Blog

Joe Bantz, CFP®, AIF®

As a financial advisor, I talk about money all day long…and it doesn’t stop when I get home! Since our girls were young, my wife and I have been intentional about teaching and training them on making financial decisions. What we discovered over the years are two significant truths:

  • The best way to learn to handle money is have your own money to handle.
  • The best way to learn to make good financial decisions is to make your own financial decisions.

Both of these can be addressed by using an allowance system, starting at a very young age. We started the girls with an allowance when they started kindergarten, giving them fifty cents a week. Throughout elementary school we increased it yearly (for example, in 4th grade they got $4/week), and had them pay for most of their “wants”. This included treats at a ball game, snacks on a road trip, gifts for birthday parties, etc. As they faced their decisions, we were able to give input into their thought process, guiding them to understand concepts such as opportunity cost, value of saving, and the joy of generosity.

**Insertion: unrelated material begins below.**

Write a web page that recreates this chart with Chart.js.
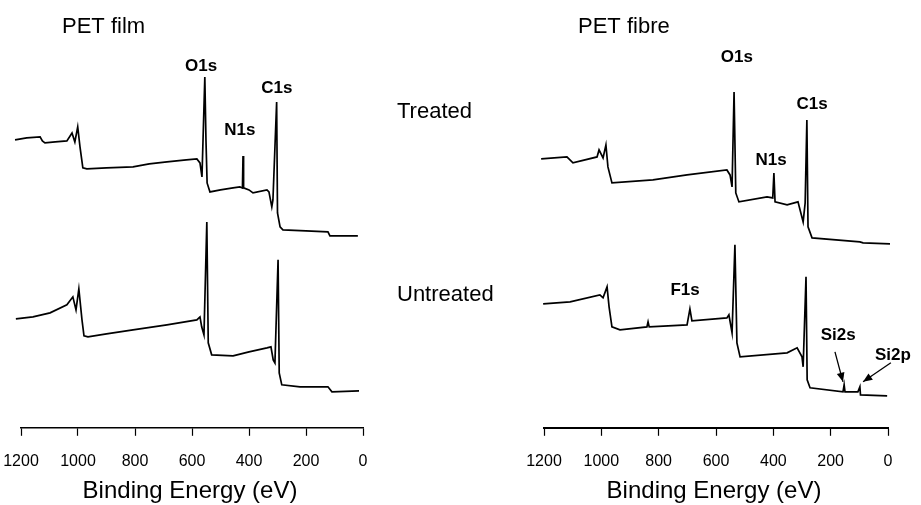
<!DOCTYPE html>
<html>
<head>
<meta charset="utf-8">
<script src="https://cdn.jsdelivr.net/npm/chart.js@4.4.1/dist/chart.umd.min.js"></script>
<style>
    html, body { margin: 0; padding: 0; background: #fff; overflow: hidden; }
    #filmChart { position: absolute; left: 0; top: 0; }
    #fibreChart { position: absolute; left: 520px; top: 0; }
</style>
</head>
<body>
<canvas id="filmChart" width="520" height="505"></canvas>
<canvas id="fibreChart" width="401" height="505"></canvas>
<script>
// XPS survey spectra, binding energy (eV) against intensity (a.u., spectra stacked)
const energyTicks = [0, 200, 400, 600, 800, 1000, 1200];

const filmTreatedEnergy = [1221, 1180, 1133, 1125, 1116, 1080, 1039, 1021, 1011, 1001, 993, 983, 969, 900, 807, 750, 688, 620, 583, 572, 565, 555, 551, 547, 537, 500, 456, 432, 423, 421, 419, 400, 386, 337, 330, 320, 316, 303, 300, 291, 281, 200, 123, 116, 18];
const filmTreatedCounts = [288, 290, 291, 287, 285, 286, 287, 295, 286, 301, 281, 260, 259, 260, 261, 264, 266, 268, 269, 265, 251, 351, 288, 245, 236, 238, 240, 241, 240, 272, 240, 238, 235, 238, 236, 221, 228, 326, 215, 201, 198, 197, 196, 192, 192];

const filmUntreatedEnergy = [1218, 1158, 1098, 1039, 1018, 1007, 997, 986, 979, 965, 900, 807, 688, 583, 572, 566, 558, 548, 543, 531, 456, 400, 337, 323, 315, 309, 298, 294, 285, 221, 123, 109, 14];
const filmUntreatedCounts = [109, 111, 115, 123, 131, 118, 139, 108, 92, 91, 94, 98, 103, 108, 111, 101, 93, 206, 85, 73, 72, 76, 80, 81, 68, 65, 168, 55, 43, 41, 41, 36, 37];

const fibreTreatedEnergy = [1210, 1120, 1099, 1015, 1008, 994, 984, 977, 963, 820, 701, 562, 551, 544, 537, 531, 520, 422, 402, 398, 394, 352, 314, 296, 289, 283, 279, 265, 98, 87, -7];
const fibreTreatedCounts = [269, 271, 265, 271, 278, 270, 283, 261, 245, 248, 253, 258, 253, 241, 336, 235, 226, 231, 230, 255, 226, 223, 226, 206, 225, 308, 201, 190, 186, 185, 184];

const fibreUntreatedEnergy = [1203, 1109, 1005, 994, 980, 973, 963, 935, 841, 837, 833, 701, 691, 684, 562, 555, 544, 534, 527, 516, 352, 317, 300, 296, 286, 282, 272, 157, 153, 150, 105, 98, 96, 3];
const fibreUntreatedCounts = [124, 126, 133, 130, 141, 121, 101, 98, 101, 106, 101, 103, 119, 107, 110, 113, 95, 183, 85, 71, 75, 80, 71, 61, 151, 48, 40, 36, 43, 36, 36, 41, 33, 32];

// peak labels, placed in data coordinates
const filmPeakNames = ['O1s', 'N1s', 'C1s'];
const filmPeakEnergy = [568, 432, 302];
const filmPeakLabelY = [362, 298, 340];

const fibrePeakNames = ['O1s', 'N1s', 'C1s', 'F1s', 'Si2s', 'Si2p'];
const fibrePeakEnergy = [527, 408, 265, 708, 174, -17];
const fibrePeakLabelY = [371, 268, 324, 138, 93, 73];

// arrows to the Si peaks: [fromEnergy, fromY, toEnergy, toY]
const fibreArrows = [[185, 76, 157, 46], [-10, 65, 87, 46]];

const FONT = '"Liberation Sans", Arial, sans-serif';
Chart.defaults.font.family = FONT;
Chart.defaults.color = '#000';

function toPoints(xs, ys) {
    return xs.map((x, i) => ({ x: x, y: ys[i] }));
}

const spectrumText = {
    id: 'spectrumText',
    afterDraw(chart, args, opts) {
        const ctx = chart.ctx;
        const xs = chart.scales.x;
        const ys = chart.scales.y;
        const area = chart.chartArea;
        ctx.save();
        ctx.fillStyle = '#000';
        ctx.strokeStyle = '#000';

        ctx.font = '22px ' + FONT;
        ctx.textAlign = 'left';
        ctx.textBaseline = 'middle';
        ctx.fillText(opts.title, opts.titleX, 27);
        (opts.sideLabels || []).forEach(l => ctx.fillText(l.text, l.x, l.y));

        ctx.font = '24px ' + FONT;
        ctx.textAlign = 'center';
        ctx.textBaseline = 'alphabetic';
        ctx.fillText('Binding Energy (eV)', (area.left + area.right) / 2 - 2, 498);

        ctx.font = 'bold 17px ' + FONT;
        ctx.textBaseline = 'middle';
        opts.names.forEach((n, i) => {
            ctx.fillText(n, xs.getPixelForValue(opts.energy[i]), ys.getPixelForValue(opts.labelY[i]));
        });

        ctx.lineWidth = 1.3;
        (opts.arrows || []).forEach(a => {
            const x1 = xs.getPixelForValue(a[0]), y1 = ys.getPixelForValue(a[1]);
            const x2 = xs.getPixelForValue(a[2]), y2 = ys.getPixelForValue(a[3]);
            const ang = Math.atan2(y2 - y1, x2 - x1);
            ctx.beginPath();
            ctx.moveTo(x1, y1);
            ctx.lineTo(x2, y2);
            ctx.stroke();
            ctx.beginPath();
            ctx.moveTo(x2, y2);
            ctx.lineTo(x2 - 10 * Math.cos(ang - 0.4), y2 - 10 * Math.sin(ang - 0.4));
            ctx.lineTo(x2 - 10 * Math.cos(ang + 0.4), y2 - 10 * Math.sin(ang + 0.4));
            ctx.closePath();
            ctx.fill();
        });
        ctx.restore();
    }
};

function makeChart(id, treated, untreated, padLeft, padRight, borderWidth, textOpts) {
    const ctx = document.getElementById(id).getContext('2d');
    return new Chart(ctx, {
        type: 'line',
        data: {
            datasets: [{
                label: 'Treated',
                data: treated,
                borderColor: '#000',
                borderWidth: 1.7,
                pointRadius: 0,
                tension: 0,
                clip: false
            }, {
                label: 'Untreated',
                data: untreated,
                borderColor: '#000',
                borderWidth: 1.7,
                pointRadius: 0,
                tension: 0,
                clip: false
            }]
        },
        options: {
            responsive: false,
            animation: false,
            layout: { padding: { left: padLeft, right: padRight, top: 20, bottom: 18 } },
            plugins: {
                legend: { display: false },
                tooltip: { enabled: false },
                spectrumText: textOpts
            },
            scales: {
                x: {
                    type: 'linear',
                    min: 0,
                    max: 1200,
                    reverse: true,
                    afterBuildTicks: scale => { scale.ticks = energyTicks.map(v => ({ value: v })); },
                    ticks: {
                        padding: 16,
                        font: { size: 16 },
                        callback: v => String(v)
                    },
                    grid: {
                        drawOnChartArea: false,
                        drawTicks: true,
                        tickLength: 8,
                        tickColor: '#000',
                        tickWidth: 1.2
                    },
                    border: { display: true, color: '#000', width: borderWidth }
                },
                y: {
                    display: false,
                    min: 0,
                    max: 408
                }
            }
        },
        plugins: [spectrumText]
    });
}

makeChart('filmChart',
    toPoints(filmTreatedEnergy, filmTreatedCounts),
    toPoints(filmUntreatedEnergy, filmUntreatedCounts),
    21, 157, 1.4, {
        title: 'PET film',
        titleX: 62,
        sideLabels: [{ text: 'Treated', x: 397, y: 112 }, { text: 'Untreated', x: 397, y: 295 }],
        names: filmPeakNames,
        energy: filmPeakEnergy,
        labelY: filmPeakLabelY
    });

makeChart('fibreChart',
    toPoints(fibreTreatedEnergy, fibreTreatedCounts),
    toPoints(fibreUntreatedEnergy, fibreUntreatedCounts),
    24, 33, 2, {
        title: 'PET fibre',
        titleX: 58,
        names: fibrePeakNames,
        energy: fibrePeakEnergy,
        labelY: fibrePeakLabelY,
        arrows: fibreArrows
    });
</script>
</body>
</html>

When they entered Junior High, we started giving them their allowance on a monthly basis ($70/month in 7th grade), and increased their financial responsibilities, as well. For example, they were responsible for paying for their own school lunches from their allowance. That freed us from having to keep track of the balance in their account, and transferred the decision-making to them about whether they wanted to pack their own lunch in the morning or buy lunch at school. It was my oldest daughter who blazed the trail when she realized she could keep a whole lot more money if she simply packed her own lunch!

Our older two daughters are now in college, managing their own income and limited expenses on their own. They have learned how to plan for future expenses and, in the words of my eldest daughter,

“When I think of money management, the first word that comes to my mind is freedom. When I have my money under control, I have the freedom to use it, and because it is money I have earned, I don’t have to run every financial decision through my parents, because they have taught me well. I know when I can splurge and treat my friends to ice cream, and I know when I should just avoid going to Target altogether. I have so much more peace about life, no matter how full my bank account is, because I have the skills to use my money appropriately.”

As your children grow and mature, the conversations become more complex and the role morphs into one of coaching, guiding, and encouraging. Talking about housing decisions, job offers, medical bills, student loan repayment, wedding expenses, and even inheritance…these all become an extension of the financial planning conversation started when they were little children.

So, consider using an allowance system as a training tool for the children in your life. You won’t regret it!